• [ENTRIES PROVIDED]:
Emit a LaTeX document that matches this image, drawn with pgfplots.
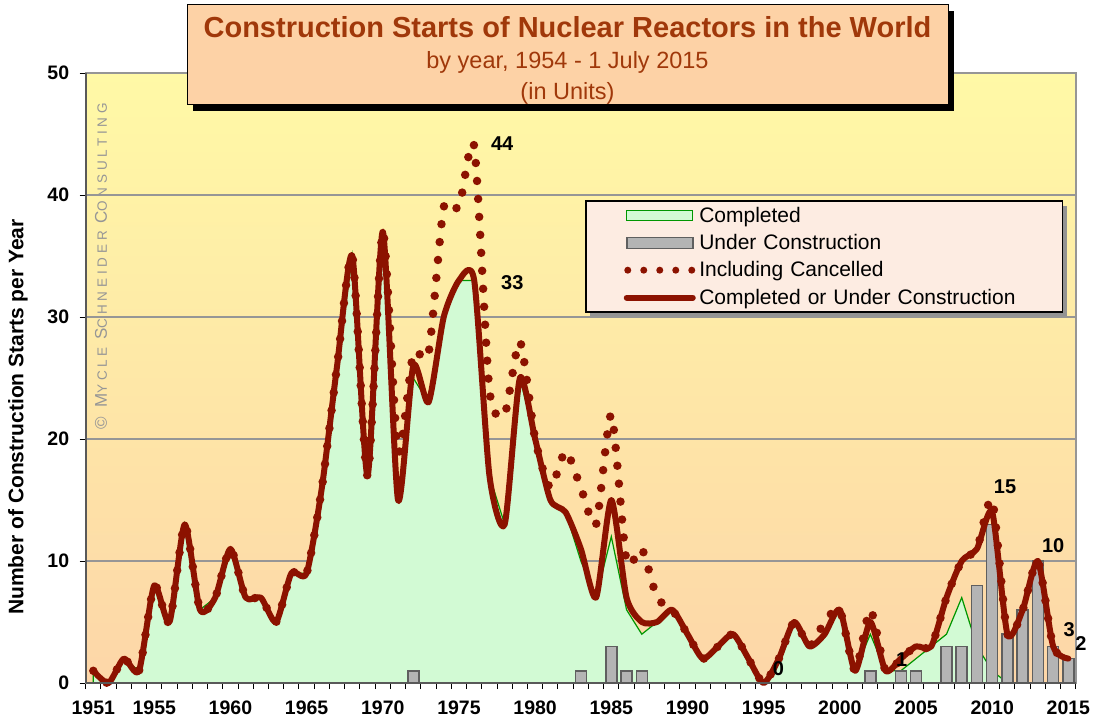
\documentclass[border=0pt]{standalone}
\usepackage{pgfplots}
\pgfplotsset{compat=1.18}
\usepackage{pgfplotstable}
\usepackage{fontspec}
\setmainfont{Liberation Sans}
\usetikzlibrary{shadows}

\definecolor{dred}{RGB}{140,18,0}
\definecolor{mint}{RGB}{210,250,212}
\definecolor{cgreen}{RGB}{0,150,0}
\definecolor{barfill}{RGB}{180,180,180}
\definecolor{bardraw}{RGB}{95,95,95}
\definecolor{gridgray}{RGB}{150,150,150}
\definecolor{bgtop}{RGB}{255,249,166}
\definecolor{bgbot}{RGB}{253,214,168}
\definecolor{legfill}{RGB}{253,236,226}
\definecolor{titlefill}{RGB}{253,210,166}
\definecolor{titletext}{RGB}{160,56,10}
\definecolor{wmark}{RGB}{150,150,150}

\pgfplotstableread{
year total completed cancel
1951 1 1 1
1952 0 0 0
1953 2 2 2
1954 1 1 1
1955 8 8 8
1956 5 5 5
1957 13 13 13
1958 6 6 6
1959 7 7 7
1960 11 11 11
1961 7 7 7
1962 7 7 7
1963 5 5 5
1964 9 9 9
1965 9 9 9
1966 16 16 16
1967 26 26 26
1968 35 35 35
1969 17 17 17
1970 37 37 37
1971 15 15 19
1972 26 25 27
1973 23 23 27
1974 30 30 39
1975 33 33 39
1976 33 33 44
1977 17 17 24
1978 13 13 22
1979 25 25 28
1980 20 20 20
1981 15 15 16
1982 14 14 19
1983 11 10 16
1984 7 7 13
1985 15 12 22
1986 7 6 10
1987 5 4 11
1988 5 5 7
1989 6 6 6
1990 4 4 4
1991 2 2 2
1992 3 3 3
1993 4 4 4
1994 2 2 2
1995 0 0 0
1996 2 2 2
1997 5 5 5
1998 3 3 3
1999 4 4 5
2000 6 6 6
2001 1 1 1
2002 5 4 6
2003 1 1 1
2004 2 1 2
2005 3 2 3
2006 3 3 3
2007 7 4 7
2008 10 7 10
2009 11 3 11
2010 14 1 15
2011 4 0 4
2012 6 0 6
2013 10 0 10
2014 3 0 3
2015 2 0 2
}\datatable

\begin{document}
\begin{tikzpicture}[x=1pt,y=1pt]
\useasboundingbox (0,0) rectangle (1095,724);
\begin{axis}[
  at={(85.7pt,41pt)}, anchor=south west,
  width=990.3pt, height=610pt, scale only axis,
  xmin=1950.5, xmax=2015.5, ymin=0, ymax=50,
  clip=false,
  axis background/.style={shade, top color=bgtop, bottom color=bgbot},
  axis line style={draw=gridgray, line width=1.5pt},
  ymajorgrids, major grid style={draw=gridgray, line width=1.5pt},
  ytick={0,10,20,30,40,50},
  xtick={1951,1955,1960,1965,1970,1975,1980,1985,1990,1995,2000,2005,2010,2015},
  minor xtick={1950.5,1951.5,...,2015.5},
  major x tick style={draw=none},
  tick align=outside,
  major tick length=6pt, minor tick length=6pt,
  tick style={draw=black, line width=1pt},
  xtick pos=bottom, ytick pos=left,
  /pgf/number format/assume math mode=true,
  /pgf/number format/1000 sep={},
  tick label style={font=\bfseries\fontsize{19.5}{19.5}\selectfont},
  xticklabel style={yshift=-8pt},
  yticklabel style={xshift=-7pt},
  legend style={at={(0.5042,0.7915)}, anchor=north west, fill=legfill, draw=black,
    line width=1.5pt, font=\fontsize{21}{21}\selectfont,
    inner xsep=38pt, inner ysep=3.2pt, row sep=4.9pt, column sep=0pt,
    nodes={inner sep=3pt},
    /tikz/every even column/.append style={text width=322pt, text height=15pt, text depth=5pt, align=left}},
  legend cell align=left,
]
\fill[gray!85] (axis description cs:0.5092,0.6016) rectangle (axis description cs:0.9909,0.7820);
\addplot[fill=mint, draw=cgreen, line width=1.2pt,
  legend image code/.code={\draw[fill=mint,draw=cgreen,line width=1.2pt] (0pt,-5pt) rectangle (66pt,5pt);}]
  table[x=year,y=completed]{\datatable} \closedcycle;
\addlegendentry{Completed}
\addplot[ybar, bar width=11pt, fill=barfill, draw=bardraw, line width=1.5pt,
  legend image code/.code={\draw[fill=barfill,draw=bardraw,line width=1.5pt] (0pt,-5.5pt) rectangle (66pt,5.5pt);}]
  coordinates {(1972,1) (1983,1) (1985,3) (1986,1) (1987,1) (2002,1) (2004,1) (2005,1)
   (2007,3) (2008,3) (2009,8) (2010,13) (2011,4) (2012,6) (2013,10) (2014,3) (2015,2)};
\addlegendentry{Under Construction}
\addplot[smooth, tension=0.4, draw=dred, line width=8.5pt, line cap=round, dash pattern=on 0pt off 18pt,
  legend image code/.code={\draw[dred,line width=7pt,line cap=round,dash pattern=on 0pt off 16pt] (1pt,0pt) -- (66pt,0pt);}]
  table[x=year,y=cancel]{\datatable};
\addlegendentry{Including Cancelled}
\addplot[smooth, tension=0.4, draw=dred, line width=6pt, line join=round, line cap=round,
  legend image code/.code={\draw[dred,line width=6pt,line cap=round] (0pt,0pt) -- (66pt,0pt);}]
  table[x=year,y=total]{\datatable};
\addlegendentry{Completed or Under Construction}
\draw[draw=black!65, line width=2pt] (rel axis cs:0,0) -- (rel axis cs:0,1);
\draw[draw=black!65, line width=1.5pt] (rel axis cs:0,0) -- (rel axis cs:1,0);
\begin{scope}[font=\bfseries\fontsize{20}{20}\selectfont]
\node at (axis cs:1977.84,44.2) {44};
\node at (axis cs:1978.5,32.8) {33};
\node at (axis cs:1995.97,1.2) {0};
\node at (axis cs:2004.06,1.9) {1};
\node at (axis cs:2010.84,16.1) {15};
\node at (axis cs:2014.0,11.3) {10};
\node at (axis cs:2015.05,4.4) {3};
\node at (axis cs:2015.83,3.25) {2};
\end{scope}
\end{axis}
\node[draw=black, line width=1pt, fill=titlefill, minimum width=761pt, minimum height=100pt,
  inner sep=0pt, drop shadow={shadow xshift=6pt, shadow yshift=-6pt, fill=black, opacity=1}]
  at (567.5,669) {};
\node[align=center, text=titletext, inner sep=0pt, font=\fontsize{23.5}{31}\selectfont]
  at (567.5,664) {{\bfseries\fontsize{29}{31}\selectfont Construction Starts of Nuclear Reactors in the World}\\
  by year, 1954 - 1 July 2015\\
  (in Units)};
\node[rotate=90, font=\bfseries\fontsize{21}{21}\selectfont] at (18,307) {Number of Construction Starts per Year};
\node[rotate=90, text=wmark, anchor=west, inner sep=0pt] at (101,294)
  {\addfontfeature{LetterSpace=28}{\fontsize{17}{17}\selectfont \textcopyright{} M}{\fontsize{13.5}{13.5}\selectfont YCLE }{\fontsize{17}{17}\selectfont S}{\fontsize{13.5}{13.5}\selectfont CHNEIDER }{\fontsize{17}{17}\selectfont C}{\fontsize{13.5}{13.5}\selectfont ONSULTING}};
\end{tikzpicture}
\end{document}
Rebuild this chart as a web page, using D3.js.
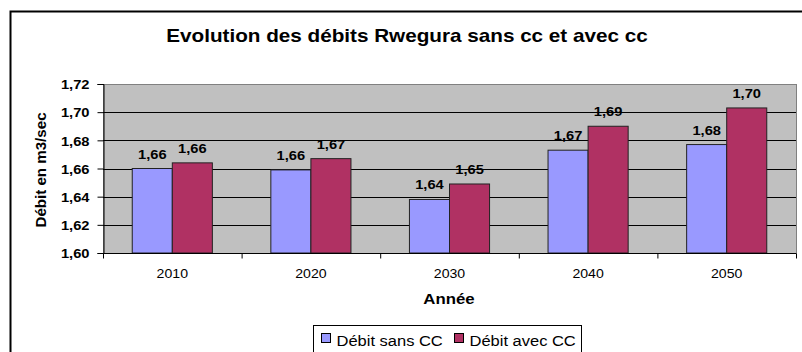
<!DOCTYPE html>
<html>
<head>
<meta charset="utf-8">
<script src="https://cdn.jsdelivr.net/npm/d3@7"></script>
<style>
  html, body { margin: 0; padding: 0; background: #fff; }
  svg { display: block; font-family: "Liberation Sans", Arial, sans-serif; }
</style>
</head>
<body>
<svg id="chart" width="802" height="352"></svg>
<script>
// Annual flow of the Rwegura, without and with climate change
const years = ["2010", "2020", "2030", "2040", "2050"];
const debitSansCC = [1.660, 1.659, 1.638, 1.673, 1.677];
const debitAvecCC = [1.664, 1.667, 1.649, 1.690, 1.703];
const seriesNames = ["Débit sans CC", "Débit avec CC"];
const seriesColors = ["#9999FF", "#B03163"];
const yTicks = [1.60, 1.62, 1.64, 1.66, 1.68, 1.70, 1.72];

const svg = d3.select("#chart");
const frac = d3.format(".2f");
const fr = v => frac(v).replace(".", ",");

// text is drawn slightly wide, like the original worksheet chart
const SX = 1.13;
function label(parent, x, y, txt, opts = {}) {
  const rot = opts.rotate ? ` rotate(${opts.rotate})` : "";
  return parent.append("text")
    .attr("transform", `translate(${x},${y})${rot} scale(${opts.sx || SX},1)`)
    .attr("text-anchor", opts.anchor || "middle")
    .attr("font-size", opts.size || "12px")
    .attr("font-weight", opts.bold ? "bold" : "normal")
    .attr("fill", "#000")
    .text(txt);
}

// outer chart frame
svg.append("rect")
  .attr("x", 10.5).attr("y", 11.5)
  .attr("width", 800).attr("height", 360)
  .attr("fill", "#fff").attr("stroke", "#000").attr("stroke-width", 2);

const plot = { left: 103, top: 84, right: 796, bottom: 253 };

const x = d3.scaleBand().domain(years).range([plot.left, plot.right]);
const x1 = d3.scaleBand().domain([0, 1]).range([0, x.bandwidth()]).paddingInner(0).paddingOuter(0.73);
const y = d3.scaleLinear().domain([1.60, 1.72]).range([plot.bottom, plot.top]);

// plot background
svg.append("rect")
  .attr("x", plot.left + 0.5).attr("y", plot.top + 0.5)
  .attr("width", plot.right - plot.left).attr("height", plot.bottom - plot.top)
  .attr("fill", "#C0C0C0").attr("stroke", "#808080").attr("stroke-width", 1);

// horizontal gridlines
svg.append("g").selectAll("line")
  .data(yTicks.slice(1, -1))
  .join("line")
  .attr("x1", plot.left).attr("x2", plot.right)
  .attr("y1", d => Math.round(y(d)) + 0.5).attr("y2", d => Math.round(y(d)) + 0.5)
  .attr("stroke", "#000").attr("stroke-width", 1);

// bars
const series = [debitSansCC, debitAvecCC];
const groups = svg.append("g").selectAll("g")
  .data(series)
  .join("g");

groups.selectAll("rect")
  .data((vals, si) => vals.map((v, i) => ({ v, i, si })))
  .join("rect")
  .attr("x", d => x(years[d.i]) + x1(d.si))
  .attr("y", d => y(d.v))
  .attr("width", x1.bandwidth())
  .attr("height", d => y(1.60) - y(d.v))
  .attr("fill", d => seriesColors[d.si])
  .attr("stroke", "#222").attr("stroke-width", 1);

// value labels above bars
series.forEach((vals, si) => {
  vals.forEach((v, i) => {
    label(svg, x(years[i]) + x1(si) + x1.bandwidth() / 2, y(v) - 10, fr(v),
      { size: "13px", bold: true });
  });
});

// y axis
const yAxis = svg.append("g")
  .attr("transform", `translate(${plot.left + 0.5},0)`)
  .call(d3.axisLeft(y).tickValues(yTicks).tickSize(6).tickPadding(8).tickFormat(fr));
yAxis.select(".domain").attr("stroke", "#000");
yAxis.selectAll(".tick line").attr("stroke", "#000");
yAxis.selectAll("text")
  .attr("font-size", "13px").attr("font-weight", "bold").attr("fill", "#000")
  .attr("font-family", "Liberation Sans, Arial, sans-serif")
  .attr("x", -14 / SX).attr("dy", "0.36em")
  .attr("transform", `scale(${SX},1)`);

// x axis with ticks between categories
const xAxis = svg.append("g")
  .attr("transform", `translate(0,${plot.bottom + 0.5})`);
xAxis.append("line")
  .attr("x1", plot.left).attr("x2", plot.right)
  .attr("stroke", "#000");
xAxis.selectAll("line.tk")
  .data(years.map(d => x(d)).concat([plot.right]))
  .join("line").attr("class", "tk")
  .attr("x1", d => d + 0.5).attr("x2", d => d + 0.5)
  .attr("y1", 0).attr("y2", 5)
  .attr("stroke", "#000");
years.forEach(d => {
  label(xAxis, x(d) + x.bandwidth() / 2, 24, d, { size: "12.5px" });
});

// title
label(svg, 407, 42, "Evolution des débits Rwegura sans cc et avec cc",
  { size: "18px", bold: true, sx: 1.15 });

// axis titles
label(svg, 449, 304, "Année", { size: "14px", bold: true, sx: 1.2 });
label(svg, 45.5, 170, "Débit en m3/sec", { size: "14px", bold: true, rotate: -90, sx: 1.08 });

// legend
const legend = svg.append("g");
legend.append("rect")
  .attr("x", 313.5).attr("y", 325.5)
  .attr("width", 268).attr("height", 40)
  .attr("fill", "#fff").attr("stroke", "#000");
[321, 454].forEach((lx, i) => {
  legend.append("rect")
    .attr("x", lx + 0.5).attr("y", 333.5)
    .attr("width", 9).attr("height", 9)
    .attr("fill", seriesColors[i]).attr("stroke", "#000");
  label(legend, lx + 15.5, 345.5, seriesNames[i], { size: "15px", anchor: "start", sx: 1.1 });
});
</script>
</body>
</html>
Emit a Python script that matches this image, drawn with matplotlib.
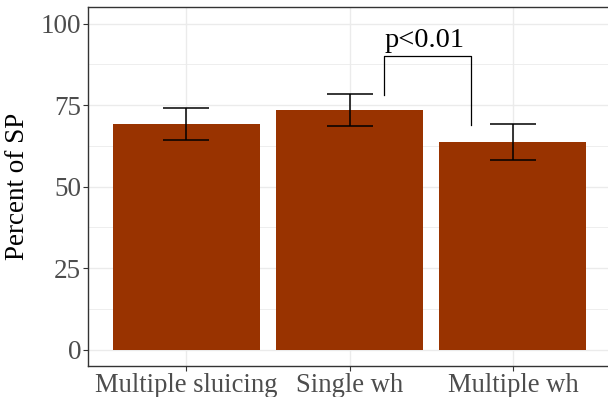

• [WRITTEN REQUEST]: Starting at the line containing "Rebuild this chart" and stopping after the line containing "const fr = v", give the lines again exactly and leave out every image.

• [COMPLETE RESPONSE]:
Rebuild this chart as a web page, using D3.js.
<!DOCTYPE html>
<html>
<head>
<meta charset="utf-8">
<script src="https://cdn.jsdelivr.net/npm/d3@7"></script>
<style>
  html, body { margin: 0; padding: 0; background: #fff; }
  svg { display: block; font-family: "Liberation Sans", Arial, sans-serif; }
</style>
</head>
<body>
<svg id="chart" width="802" height="352"></svg>
<script>
// Annual flow of the Rwegura, without and with climate change
const years = ["2010", "2020", "2030", "2040", "2050"];
const debitSansCC = [1.660, 1.659, 1.638, 1.673, 1.677];
const debitAvecCC = [1.664, 1.667, 1.649, 1.690, 1.703];
const seriesNames = ["Débit sans CC", "Débit avec CC"];
const seriesColors = ["#9999FF", "#B03163"];
const yTicks = [1.60, 1.62, 1.64, 1.66, 1.68, 1.70, 1.72];

const svg = d3.select("#chart");
const frac = d3.format(".2f");
const fr = v => frac(v).replace(".", ",");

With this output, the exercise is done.